Kev: Get people involved. I think people want to feel part of something. I don’t mean that in a cynical way. If you meet a great DJ who comes down and plays a night, ask them if they want to get involved in the other aspects of the project. You’re never going to do it on your own. You’re always going to need people to help you out. You don’t own something, because if it is just your thing then you’re probably going to have to be unkind to people along the way. Why not just get everyone involved? Then through whoever’s involved you meet more people who might also be able to help you.
ILM: What have Communion Records got planned over the next few months?

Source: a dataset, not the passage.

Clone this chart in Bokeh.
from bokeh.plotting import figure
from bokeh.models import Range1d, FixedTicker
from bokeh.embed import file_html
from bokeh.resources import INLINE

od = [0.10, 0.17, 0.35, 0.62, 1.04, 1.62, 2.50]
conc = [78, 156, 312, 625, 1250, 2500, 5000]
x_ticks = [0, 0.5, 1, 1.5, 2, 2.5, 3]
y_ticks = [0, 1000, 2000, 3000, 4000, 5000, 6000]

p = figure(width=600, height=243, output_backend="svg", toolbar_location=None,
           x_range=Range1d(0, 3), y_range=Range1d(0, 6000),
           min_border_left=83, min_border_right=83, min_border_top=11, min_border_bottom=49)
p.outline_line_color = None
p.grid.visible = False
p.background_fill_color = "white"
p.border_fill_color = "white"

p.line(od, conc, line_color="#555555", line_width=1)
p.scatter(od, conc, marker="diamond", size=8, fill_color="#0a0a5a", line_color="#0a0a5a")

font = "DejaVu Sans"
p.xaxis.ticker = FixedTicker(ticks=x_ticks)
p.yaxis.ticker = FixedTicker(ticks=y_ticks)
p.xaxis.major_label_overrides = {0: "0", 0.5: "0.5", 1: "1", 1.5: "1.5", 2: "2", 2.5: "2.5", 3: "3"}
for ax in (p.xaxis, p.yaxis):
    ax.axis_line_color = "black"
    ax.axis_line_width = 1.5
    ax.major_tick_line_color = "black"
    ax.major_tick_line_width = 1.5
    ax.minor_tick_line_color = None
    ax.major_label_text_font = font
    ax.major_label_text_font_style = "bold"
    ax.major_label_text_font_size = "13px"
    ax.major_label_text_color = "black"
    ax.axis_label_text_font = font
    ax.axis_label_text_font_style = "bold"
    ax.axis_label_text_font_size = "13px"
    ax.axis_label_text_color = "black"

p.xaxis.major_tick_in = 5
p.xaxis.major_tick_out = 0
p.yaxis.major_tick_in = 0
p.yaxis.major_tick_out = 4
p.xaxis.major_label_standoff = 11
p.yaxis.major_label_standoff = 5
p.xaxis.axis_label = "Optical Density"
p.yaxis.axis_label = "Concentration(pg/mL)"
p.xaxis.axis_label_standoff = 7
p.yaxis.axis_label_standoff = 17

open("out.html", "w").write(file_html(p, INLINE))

Kev: We’ve finished a batch of records, which we’ve been working on since January, and we’ve got another lot that we’re about to start. So we’ve got loads of releases over the next five or six months. We’re doing Marcus Foster’s EP, which is super exciting. We’re doing the record with Matt Corby, which we’d thought was going to be an EP, but we’re thinking about doing an album now. So there are loads of records.
ILM: And events...?
Kev: We’re doing a project with a venue called the Flowerpot in Kentish Town. Our friend Jay runs it, and we’re taking it over for the week of July 12th-18th. We’re going to set up a recording studio downstairs, and another one upstairs and we’re going to make various bits of it semi-residential. If an artist says “I’ve always wanted a choir on this record,” then we’ll try and set that up. We’re going to record all of those ‘happenings’, and then we’re opening the venue to the public in the evenings and recording those shows. There are also going to be after-show jams, which we’ll record. We’re basically recording everything for a week! We’re generating all the artwork and mixing the record as we go along, so essentially after one week we’re going to walk out with some sort of record. That’s going to be fun, if a bit of an organisational nightmare!
We’re also having a crack at a festival in West London in September called Bushstock. We were going to call it Bushtival, but then decided against it. I still like it! After that I don’t know. Just keep going!